That's right, stromboli in a mason jar.
I couldn't make this up if I tried, but the queen of mason jar cooking is always surprising me with awesome stuff, like this recipe which left my kids drooling and begging for more. Truth be told, it didn't last long at all and right after homeschooling, I'll be making a double batch to freeze.
Mason Jar Stromboli
For the dough...
2 T. yeast
1 tsp. sugar
1 cup very warm
2 1/2 cups AP flour
1 tsp. Kosher salt
about 12 Provolone Cheese slices
about 18 slices Genoa Salami
Italian Seasoning for sprinkling
Garlic Salt for sprinkling
Parmesan cheese for sprinkling
In a large bowl place yeast and sugar. Pour warm water over yeast and let set for 2 minutes, then stir in flour and salt. Kneed until a soft dough ball forms. You may have to add pinches of flour if the dough is still sticky. Roll out on a large floured surface into a big rectangle 1/4 inch thick.

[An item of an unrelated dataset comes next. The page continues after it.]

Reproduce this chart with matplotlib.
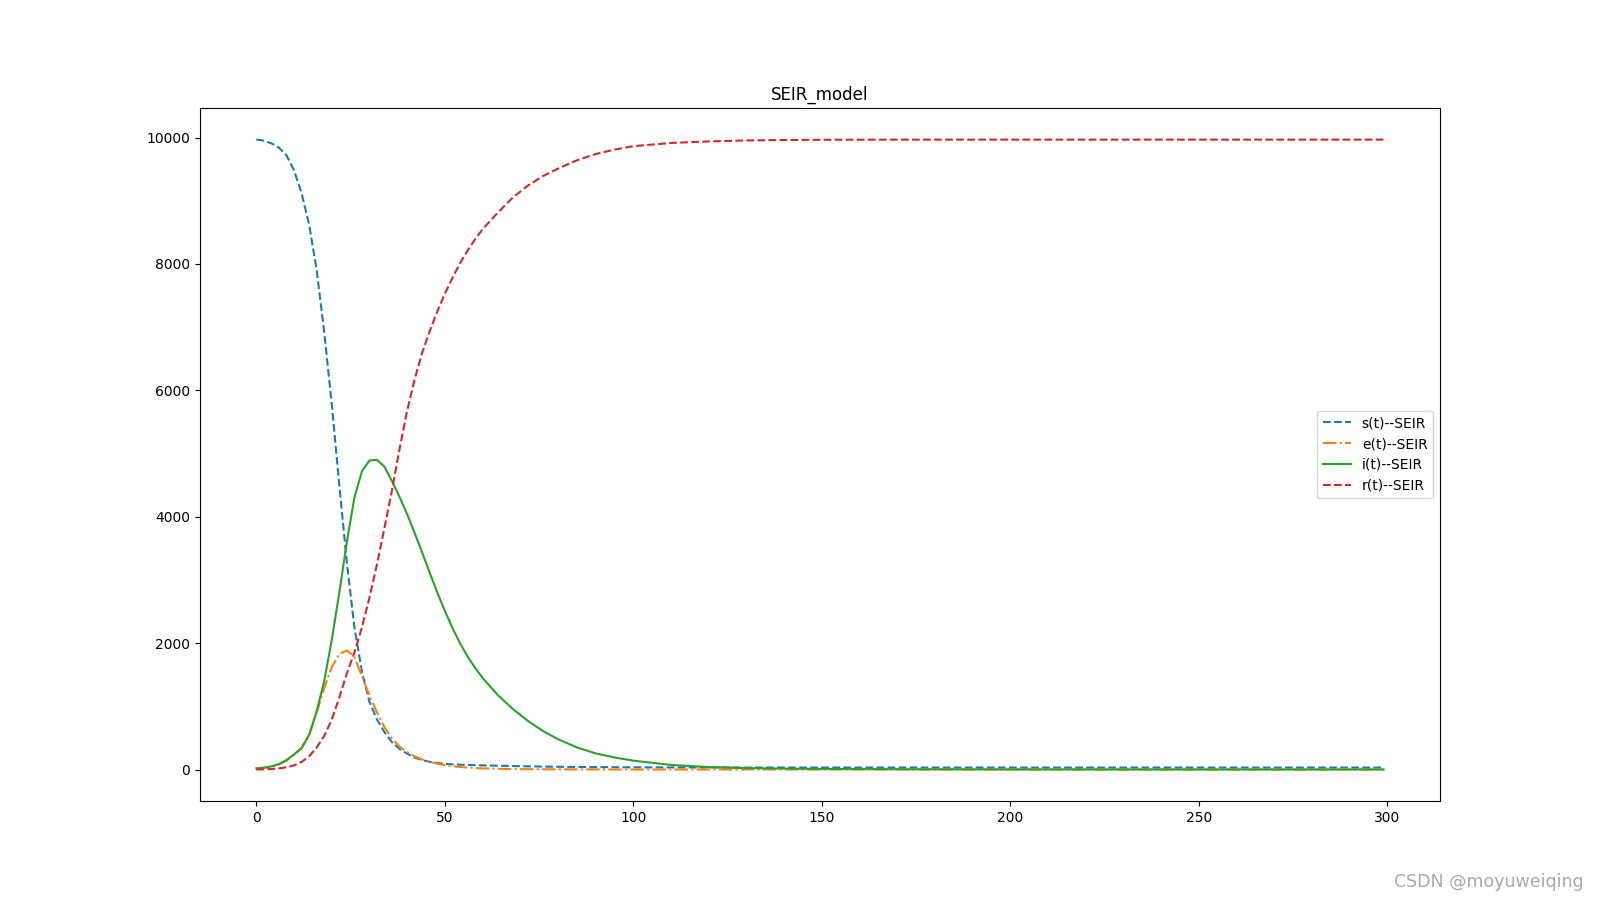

Lay out 2 rows of cheese, you can use provolone or a blend, I used provolone and Munster because that is what I had. Then lay out three rows of salami. Sprinkle with garlic salt, Italian Seasonings, and Parmesan cheese.
Starting at the end farthest from you, start rolling the dough toward you being sure you are making a tight roll. Pinch the seam closed. Using a sharp knife, cut the stromboli into 12 rolls.
Place in greased 8 ounce wide mouth mason jars. (she uses baby food size, but I don't have those, I used the smallest ones I had)
Bake at 375 degrees for about 25-30 minutes or until golden brown and cooked through.
Cool completely before lidding. Store in the refrigerator or freezer until ready to use. Serve with a small jar of Marinara Sauce. Reheat unlidded in the microwave for 30 second increments until desired temperature. Jar will be hot, use caution. Makes 12.